How and why Trump is succeeding

March 21, 2016
Michael Linde  La Canada High 11th Grade

By Michael Linde
La Canada High
11th Grade

When Donald J. Trump first announced he was going to run for president, not too many people took him seriously. A famous real estate mogul, showman, and bully with a comb-over and little moral restraint? It was as if Darth Vader or the Wizard of Oz had announced he was going to run for president: the idea of it happening was just so ridiculously impossible people wouldn’t even need to think about it.

Yet just days ago during the March 8 Primary, or “Super Tuesday”, a very important day in the nomination process, Trump garnered the more delegates than any other candidate did from Hawaii, Michigan, and Mississippi, bringing his total number of delegates to four hundred fifty-eight.

Rubio and Kasich did not win a single state, while Cruz trailed closely behind, winning Idaho and bringing his total number of delegates to three hundred fifty-nine. To win the nomination, a candidate needs 1,237 delegates by the end to win; Trump is almost halfway there and ahead of all the other Republican candidates.

None of this says that Trump will actually win the presidency; while he may be in the lead for now, he’s not completely invincible, and even if he becomes nominated, there’s still the general election. However, the fact that he has actually attracted votes, let alone become the primary leader, is already a seemingly gigantic unfeasibility in itself. Who supports Trump, and why?

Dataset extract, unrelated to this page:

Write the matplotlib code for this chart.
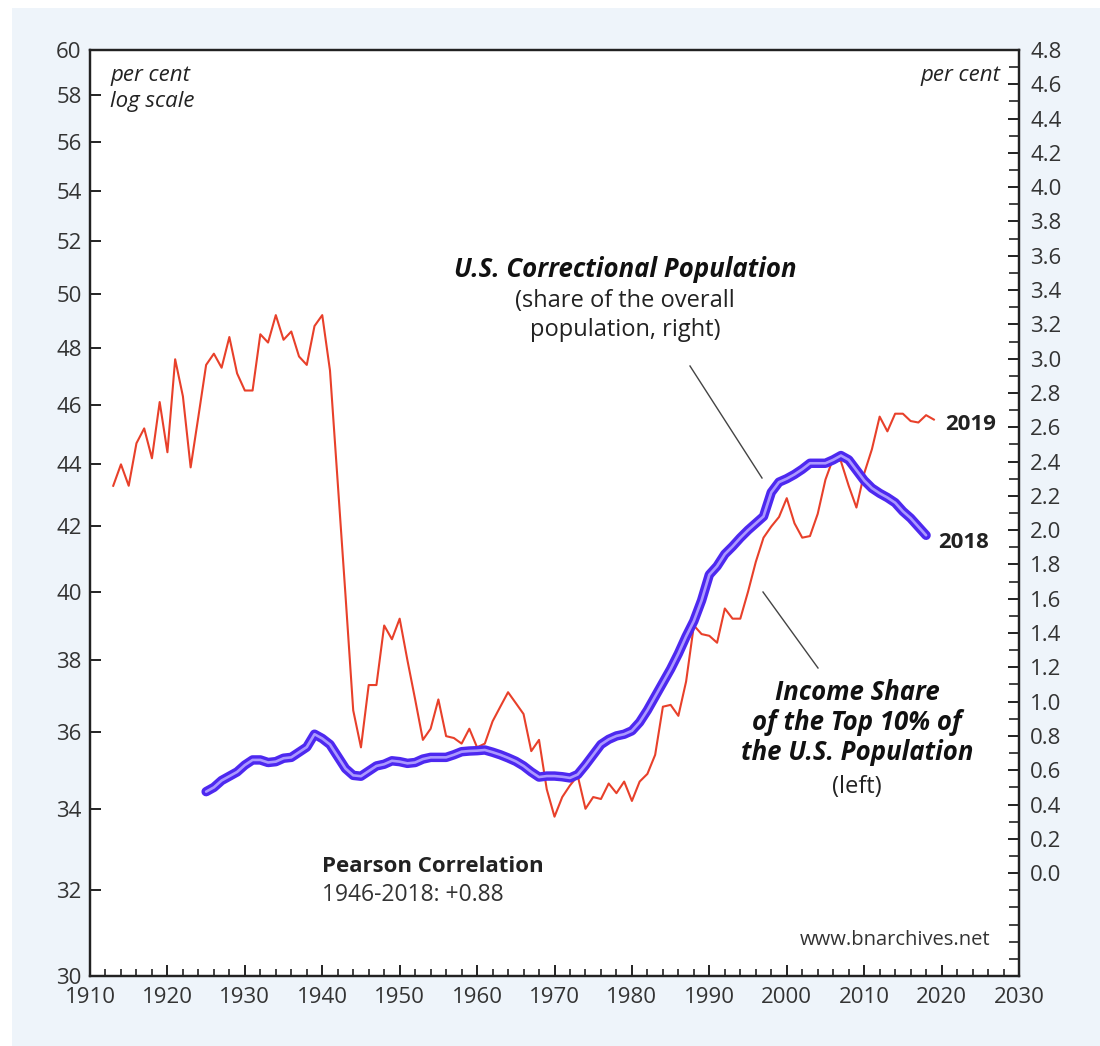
import numpy as np
import matplotlib
matplotlib.use("Agg")
import matplotlib.pyplot as plt
from matplotlib.ticker import FixedLocator, FixedFormatter, NullLocator, MultipleLocator
from matplotlib.patches import Rectangle

plt.rcParams['font.family'] = ['Open Sans', 'DejaVu Sans']

# ---- data ----
income_years = list(range(1913, 2020))
income_share = [
    43.3, 44.0, 43.3, 44.7, 45.2, 44.2, 46.1, 44.4, 47.6, 46.3,   # 1913-1922
    43.9, 45.6, 47.4, 47.8, 47.3, 48.4, 47.1, 46.5, 46.5, 48.5,   # 1923-1932
    48.2, 49.2, 48.3, 48.6, 47.7, 47.4, 48.8, 49.2, 47.2, 43.4,   # 1933-1942
    39.9, 36.6, 35.6, 37.3, 37.3, 39.0, 38.6, 39.2, 38.0, 36.9,   # 1943-1952
    35.8, 36.1, 36.9, 35.9, 35.85, 35.7, 36.1, 35.6, 35.7, 36.3,  # 1953-1962
    36.7, 37.1, 36.8, 36.5, 35.5, 35.8, 34.5, 33.8, 34.3, 34.6,   # 1963-1972
    34.85, 34.0, 34.3, 34.25, 34.65, 34.4, 34.7, 34.2, 34.7, 34.9, # 1973-1982
    35.4, 36.7, 36.75, 36.45, 37.4, 39.0, 38.75, 38.7, 38.5, 39.5,  # 1983-1992
    39.2, 39.2, 40.0, 40.9, 41.65, 42.0, 42.3, 42.9, 42.1, 41.65,   # 1993-2002
    41.7, 42.4, 43.5, 44.2, 44.1, 43.3, 42.6, 43.7, 44.5, 45.6,     # 2003-2012
    45.1, 45.7, 45.7, 45.45, 45.4, 45.65, 45.5                      # 2013-2019
]

prison_years = list(range(1925, 2019))
prison_share = [
    0.475, 0.50, 0.54, 0.565, 0.59, 0.63, 0.66, 0.66, 0.645, 0.65,   # 1925-1934
    0.67, 0.675, 0.705, 0.735, 0.81, 0.785, 0.75, 0.68, 0.61, 0.57,  # 1935-1944
    0.565, 0.595, 0.625, 0.635, 0.655, 0.65, 0.64, 0.645, 0.665, 0.675, # 1945-1954
    0.675, 0.675, 0.69, 0.708, 0.712, 0.714, 0.718, 0.705, 0.69, 0.672, # 1955-1964
    0.652, 0.625, 0.59, 0.56, 0.566, 0.566, 0.562, 0.555, 0.575, 0.63,  # 1965-1974
    0.69, 0.75, 0.78, 0.80, 0.81, 0.83, 0.88, 0.95, 1.03, 1.11,         # 1975-1984
    1.19, 1.28, 1.38, 1.47, 1.59, 1.74, 1.79, 1.86, 1.905, 1.955,       # 1985-1994
    2.00, 2.04, 2.08, 2.22, 2.28, 2.30, 2.325, 2.355, 2.39, 2.39,       # 1995-2004
    2.39, 2.41, 2.435, 2.41, 2.35, 2.29, 2.245, 2.215, 2.19, 2.16,      # 2005-2014
    2.11, 2.07, 2.02, 1.97                                              # 2015-2018
]

left_ticks = list(range(30, 61, 2))
right_ticks = [round(0.2 * i, 1) for i in range(0, 25)]
x_ticks = list(range(1910, 2031, 10))

# ---- figure ----
W, H = 1100, 1046
fig = plt.figure(figsize=(W / 100, H / 100), dpi=100)
fig.patch.set_facecolor('#eef4fa')
fig.patches.append(Rectangle((0, 0), 12 / W, 1, transform=fig.transFigure,
                             facecolor='white', edgecolor='none', zorder=-10))
fig.patches.append(Rectangle((0, 1 - 8 / H), 1, 8 / H, transform=fig.transFigure,
                             facecolor='white', edgecolor='none', zorder=-10))

ax = fig.add_axes([90 / W, 1 - 976 / H, (1019 - 90) / W, (976 - 50) / H])
ax.set_facecolor('white')
ax2 = ax.twinx()

ax.set_yscale('log')
ax.set_ylim(30, 60)
ax.set_xlim(1910, 2030)
ax.yaxis.set_major_locator(FixedLocator(left_ticks))
ax.yaxis.set_major_formatter(FixedFormatter([str(t) for t in left_ticks]))
ax.yaxis.set_minor_locator(NullLocator())
ax.xaxis.set_major_locator(FixedLocator(x_ticks))
ax.xaxis.set_minor_locator(MultipleLocator(2))

ax2.set_ylim(-0.6, 4.8)
ax2.yaxis.set_major_locator(FixedLocator(right_ticks))
ax2.yaxis.set_major_formatter(FixedFormatter([f"{t:.1f}" for t in right_ticks]))
ax2.yaxis.set_minor_locator(MultipleLocator(0.1))

tick_color = '#333333'
for a in (ax, ax2):
    for s in a.spines.values():
        s.set_linewidth(1.6)
        s.set_color('#222222')
ax.tick_params(axis='both', which='major', direction='in', length=8, width=1.4,
               labelsize=16, labelcolor=tick_color, color='#222222', pad=6)
ax.tick_params(axis='x', which='minor', direction='in', length=5, width=1.2, color='#222222')
ax.tick_params(axis='x', which='major', pad=8)
ax2.tick_params(axis='y', which='major', direction='in', length=8, width=1.4,
                labelsize=16, labelcolor=tick_color, color='#222222', pad=8)
ax2.tick_params(axis='y', which='minor', direction='in', length=7, width=1.2, color='#222222')

# ---- series ----
ax.plot(income_years, income_share, color='#e8402a', lw=1.5, zorder=3)
ax2.plot(prison_years, prison_share, color='#4d28f0', lw=6.8, solid_capstyle='round',
         solid_joinstyle='round', zorder=4)
ax2.plot(prison_years, prison_share, color='#ab98ff', lw=1.9, solid_capstyle='round',
         solid_joinstyle='round', zorder=5)

# ---- annotations ----
def fx(px):
    return px / W

def fy(py):
    return 1 - py / H

txt = '#222222'
fig.text(fx(110), fy(75), 'per cent', fontsize=16, style='italic', color=txt, va='center')
fig.text(fx(110), fy(101), 'log scale', fontsize=16, style='italic', color=txt, va='center')
fig.text(fx(1000), fy(75), 'per cent', fontsize=16, style='italic', color=txt, va='center', ha='right')

fig.text(fx(625), fy(270), 'U.S. Correctional Population', fontsize=18.5, style='italic',
         weight='bold', color='#111111', ha='center', va='center')
fig.text(fx(625), fy(301), '(share of the overall', fontsize=17, color=txt, ha='center', va='center')
fig.text(fx(625), fy(330), 'population, right)', fontsize=17, color=txt, ha='center', va='center')
fig.add_artist(plt.Line2D([fx(690), fx(762)], [fy(366), fy(478)], color='#444444', lw=1.0))

for i, line in enumerate(['Income Share', 'of the Top 10% of', 'the U.S. Population']):
    fig.text(fx(857), fy(693 + 29.5 * i), line, fontsize=18.5, style='italic', weight='bold',
             color='#111111', ha='center', va='center')
fig.text(fx(857), fy(787), '(left)', fontsize=17, color=txt, ha='center', va='center')
fig.add_artist(plt.Line2D([fx(763), fx(818)], [fy(592), fy(668)], color='#444444', lw=1.0))

fig.text(fx(945), fy(425), '2019', fontsize=16, weight='bold', color='#222222', va='center')
fig.text(fx(938), fy(543), '2018', fontsize=16, weight='bold', color='#222222', va='center')

fig.text(fx(322), fy(866), 'Pearson Correlation', fontsize=16, weight='bold', color='#222222', va='center')
fig.text(fx(322), fy(895), '1946-2018: +0.88', fontsize=16.5, color='#333333', va='center')
fig.text(fx(990), fy(940), 'www.bnarchives.net', fontsize=14.5, color='#333333', va='center', ha='right')

fig.savefig('out.png', dpi=100, facecolor=fig.get_facecolor())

One of the main reasons for his recent success is that the people who do support him seem not to care about his vulgarities or even the fact that he’s not actually a conservative Republican. Countless times has he been shown to be a ostentatious, flamboyant bully who publicly insults others, and many have probed his past to show that he actually leaned towards Democrats and liberalism before announcing that he was going to run for the Republican Party. Yet with their votes, his supporters have shown that they simply don’t care about these kinds of things. Trump himself has joked that his supporters are so convicted, that he could be connected with a murder and not lose any votes.

Trump has been tapping into a national frustration with the political system, with the political parties. Many Republicans in this era of political deadlock feel that their needs and voices aren’t being heard, that the politicians who represent the Republican Party care more about filibustering Obama in some political game of chess, or lobbying for the interests of big donors rather than doing their real job: making sure the interests of their constituents are upheld.

Enter Trump; a proficient demagogue who can tell people exactly what they want to hear. The majority of Trump’s supporters say that the main reason they like him is because he “says it the way it is”; he isn’t afraid to say things that they also say, even if they are normally condemned as racist, bigoted, or otherwise politically incorrect. They feel that he is that man who may not be perfect, but at least he tells the darn truth.

One of the main ways he does this is he capitalizes on the widespread feeling that America used to be great, that life was good, until immigrants came in and ruined everything. He tells them that if he becomes president, he’s going to kick out all that rabble and “make America great again.” An ironic statement to make in a country of immigrants, founded by immigrants, but Trump is full of contradictions.